6. Over the low-heat side of your grill, start the chicken skin-side up, and cover with grill vents open. “This will get some heat going toward the bones without burning the skin,” Stitt says, “and it’s going to take a while, 30–45 minutes.” Use a meat thermometer to check the internal temperature. When the breast meat is about 145 degrees and the thighs are passing 160 degrees, give the chicken a final 5 minutes, skin-side down, directly over your hottest coals, watching carefully to make sure the skin turns a crisp golden-brown without burning.
7. Serve: Transfer the chicken to a cutting board, and let rest for 15 minutes. Cut apart the skin or twine holding the legs together, and then carve the chicken into two drumsticks, two thighs, and four breast halves.
EXPERT RIBS: Trap the Moisture
Ribs need long, slow cooking to break down their connective tissue, so there’s a constant risk that they’ll dry out. Here are two great moisture-saving tricks: First, a 6-hour immersion in a mixture of salt and water (1/2 cup salt per gallon of water). Second, when you pull the ribs off the grill — after 2–3 hours over medium heat — wrap them tightly in foil, then stuff them into a paper bag for a half hour before serving.
BETTER THAN BBQ SAUCE: GRILLED VEGETABLE SALSA
Make a quick topping for whole fish by halving a red onion and a mango, brushing the cut sides with olive oil, and seasoning with salt and pepper. • Set cut-side down on grill long enough for a deep sear. • Dice onion and mango, and add 1 tbsp red wine vinegar, 3 tbsp olive oil, salt, pepper, cilantro or parsley, and minced serrano pepper.

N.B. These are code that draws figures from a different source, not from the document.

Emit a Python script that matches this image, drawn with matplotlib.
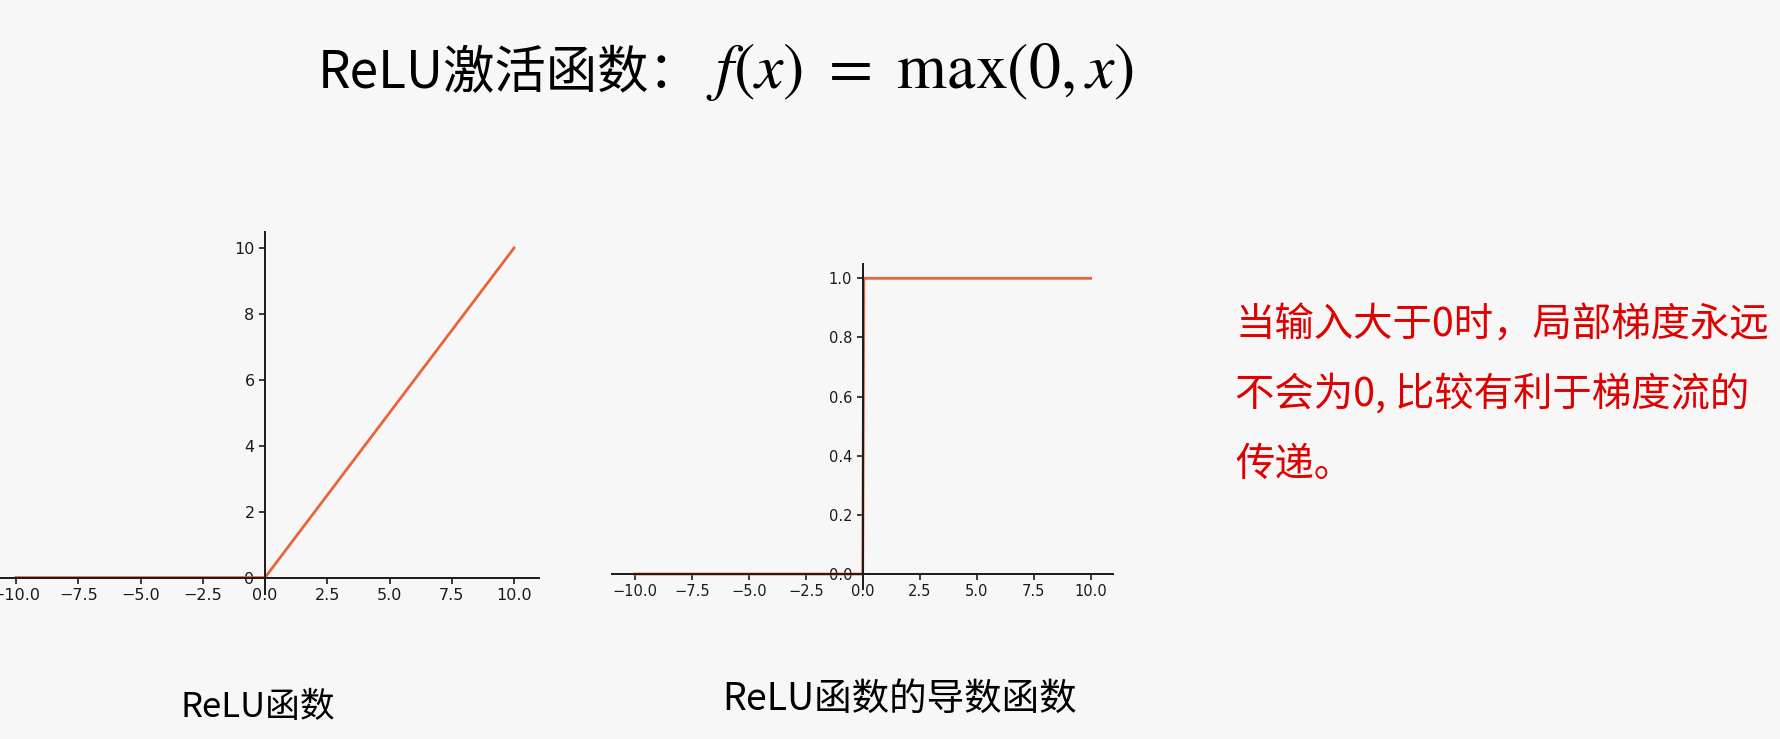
import matplotlib
matplotlib.use("Agg")
import matplotlib.pyplot as plt

# ---- data ----
relu_x = [-10.0, 0.0, 10.0]
relu_y = [0.0, 0.0, 10.0]
deriv_x = [-10.0, 0.0, 0.05, 10.0]
deriv_y = [0.0, 0.0, 1.0, 1.0]
x_ticks = [-10.0, -7.5, -5.0, -2.5, 0.0, 2.5, 5.0, 7.5, 10.0]
relu_yticks = [0, 2, 4, 6, 8, 10]
deriv_yticks = [0.0, 0.2, 0.4, 0.6, 0.8, 1.0]

title_text = "ReLU激活函数："
title_math = r"$f(x)\ =\ \max(0,x)$"
sub1 = "ReLU函数"
sub2 = "ReLU函数的导数函数"
note_lines = ["当输入大于0时，局部梯度永远", "不会为0, 比较有利于梯度流的", "传递。"]

BG = "#f7f7f7"
LINE = "#e8643c"
CJK = ["Noto Sans CJK SC", "DejaVu Sans"]

plt.rcParams["mathtext.fontset"] = "stix"

fig = plt.figure(figsize=(17.81, 7.39), dpi=100, facecolor=BG)


def style_axes(ax, labelsize):
    ax.set_facecolor("none")
    ax.spines["right"].set_visible(False)
    ax.spines["top"].set_visible(False)
    ax.spines["left"].set_position(("data", 0))
    ax.spines["bottom"].set_position(("data", 0))
    for s in ("left", "bottom"):
        ax.spines[s].set_color("#1a1a1a")
        ax.spines[s].set_linewidth(1.4)
    ax.tick_params(labelsize=labelsize, colors="#1a1a1a", length=4, width=1.2)


ax1 = fig.add_axes([-0.0050, 0.1962, 0.3076, 0.4905])
ax1.plot(relu_x, relu_y, color=LINE, lw=2.0)
ax1.set_xlim(-11, 11)
ax1.set_ylim(-0.5, 10.5)
ax1.set_xticks(x_ticks)
ax1.set_yticks(relu_yticks)
style_axes(ax1, 11.5)

ax2 = fig.add_axes([0.3436, 0.2032, 0.2816, 0.4402])
ax2.plot(deriv_x, deriv_y, color=LINE, lw=2.0)
ax2.set_xlim(-11, 11)
ax2.set_ylim(-0.05, 1.05)
ax2.set_xticks(x_ticks)
ax2.set_yticks(deriv_yticks)
style_axes(ax2, 10.5)

# title
fig.text(318 / 1781, 1 - 88 / 739, title_text, family=CJK, fontsize=37,
         ha="left", va="baseline", color="black")
fig.text(706 / 1781, 1 - 88 / 739, title_math, fontsize=46,
         ha="left", va="baseline", color="black")

# subtitles
fig.text(258 / 1781, 1 - 707 / 739, sub1, family=CJK, fontsize=25,
         ha="center", va="center", color="black")
fig.text(900 / 1781, 1 - 699 / 739, sub2, family=CJK, fontsize=27,
         ha="center", va="center", color="black")

# red note
for line, yc in zip(note_lines, [326, 395, 465]):
    fig.text(1235 / 1781, 1 - yc / 739, line, family=CJK, fontsize=28.4,
             ha="left", va="center", color="#e00000")

fig.savefig("out.png", dpi=100, facecolor=BG)
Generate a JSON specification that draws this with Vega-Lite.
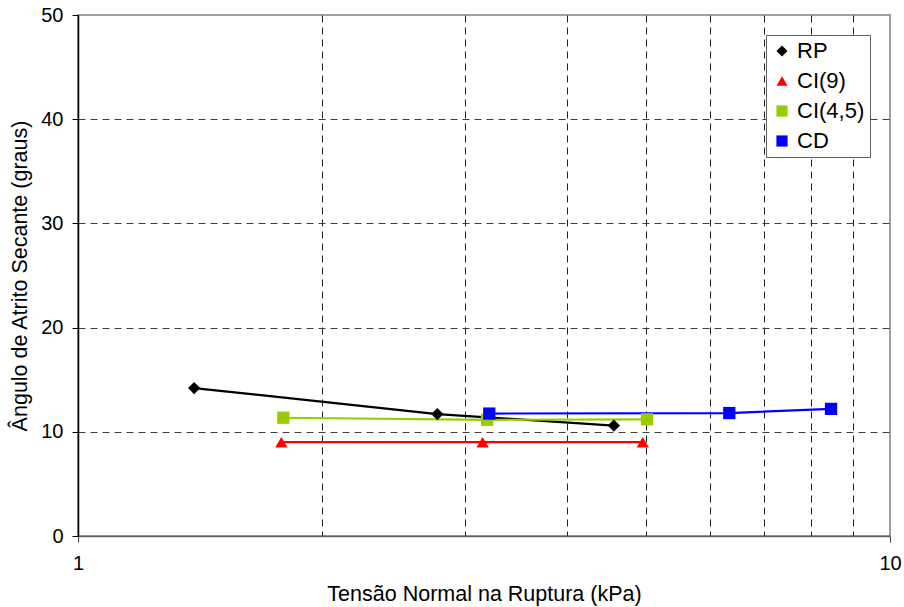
{
  "$schema": "https://vega.github.io/schema/vega-lite/v6.json",
  "width": 812,
  "height": 521,
  "autosize": "none",
  "padding": {"left": 78, "top": 15, "right": 14, "bottom": 71},
  "background": "white",
  "config": {
    "font": "Liberation Sans",
    "view": {"stroke": "#808080", "strokeWidth": 1.5}
  },
  "data": {
    "values": [
      {"serie": "RP", "x": 1.39, "y": 14.2},
      {"serie": "RP", "x": 2.77, "y": 11.7},
      {"serie": "RP", "x": 4.57, "y": 10.6},
      {"serie": "CI(9)", "x": 1.78, "y": 9.0},
      {"serie": "CI(9)", "x": 3.15, "y": 9.0},
      {"serie": "CI(9)", "x": 4.96, "y": 9.0},
      {"serie": "CI(4,5)", "x": 1.79, "y": 11.35},
      {"serie": "CI(4,5)", "x": 3.19, "y": 11.15},
      {"serie": "CI(4,5)", "x": 5.02, "y": 11.2},
      {"serie": "CD", "x": 3.21, "y": 11.75},
      {"serie": "CD", "x": 6.34, "y": 11.8},
      {"serie": "CD", "x": 8.46, "y": 12.2}
    ]
  },
  "encoding": {
    "x": {
      "field": "x",
      "type": "quantitative",
      "scale": {"type": "log", "domain": [1, 10], "nice": false},
      "axis": {
        "values": [1, 2, 3, 4, 5, 6, 7, 8, 9, 10],
        "labelExpr": "datum.value == 1 || datum.value == 10 ? datum.label : ''",
        "format": "d",
        "labelFontSize": 20,
        "labelColor": "black",
        "labelPadding": 11,
        "labelFlush": false,
        "labelOverlap": false,
        "tickSize": 6,
        "tickColor": "#404040",
        "tickOpacity": {"condition": {"test": "datum.value == 1 || datum.value == 10", "value": 1}, "value": 0},
        "domainColor": "#606060",
        "domainWidth": 1.5,
        "grid": true,
        "gridColor": "#202020",
        "gridDash": [7, 5],
        "gridWidth": 1,
        "gridOpacity": {"condition": {"test": "datum.value == 1 || datum.value == 10", "value": 0}, "value": 1},
        "title": "Tensão Normal na Ruptura (kPa)",
        "titleFontSize": 21.5,
        "titleFontWeight": "normal",
        "titleColor": "black",
        "titlePadding": 10
      }
    },
    "y": {
      "field": "y",
      "type": "quantitative",
      "scale": {"domain": [0, 50], "nice": false},
      "axis": {
        "values": [0, 10, 20, 30, 40, 50],
        "labelFontSize": 20,
        "labelColor": "black",
        "labelPadding": 9,
        "labelFlush": false,
        "tickSize": 6,
        "tickColor": "black",
        "domainColor": "black",
        "domainWidth": 1.5,
        "grid": true,
        "gridColor": "#404040",
        "gridDash": [7, 5],
        "gridWidth": 1,
        "gridOpacity": {"condition": {"test": "datum.value == 0 || datum.value == 50", "value": 0}, "value": 1},
        "title": "Ângulo de Atrito Secante (graus)",
        "titleFontSize": 21.5,
        "titleFontWeight": "normal",
        "titleColor": "black",
        "titlePadding": 9
      }
    },
    "color": {
      "field": "serie",
      "type": "nominal",
      "scale": {"domain": ["RP", "CI(9)", "CI(4,5)", "CD"], "range": ["#000000", "#FF0000", "#99CC00", "#0000FF"]},
      "legend": {
        "title": null,
        "orient": "none",
        "legendX": 688,
        "legendY": 20,
        "padding": 5,
        "strokeColor": "#606060",
        "fillColor": "white",
        "labelFontSize": 22,
        "labelColor": "black",
        "symbolSize": 125,
        "symbolOpacity": 1,
        "symbolStrokeWidth": 0,
        "rowPadding": 8,
        "labelOffset": 4
      }
    }
  },
  "layer": [
    {
      "mark": {"type": "line", "strokeWidth": 2.2},
      "encoding": {
        "detail": {"field": "serie"}
      }
    },
    {
      "mark": {"type": "point", "filled": true, "opacity": 1, "size": 150},
      "encoding": {
        "shape": {
          "field": "serie",
          "type": "nominal",
          "scale": {"domain": ["RP", "CI(9)", "CI(4,5)", "CD"], "range": ["diamond", "triangle-up", "square", "square"]}
        }
      }
    }
  ]
}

ADVANCED TECHNIQUE: TWO-LEVEL COOKING
Whole chickens, like any large piece of meat, need two different heat levels on the same grill: a high-heat zone, for crisping the exterior, and a lower-heat zone for slow cooking, to make sure the interior is done before the exterior burns. You can do this on a gas grill by simply setting different burners to different heat levels. With charcoal, you’ll need to pile the embers deep and high on one side to create an area of intense heat, and spread the embers thin and low on the other side for an area of gentle heat.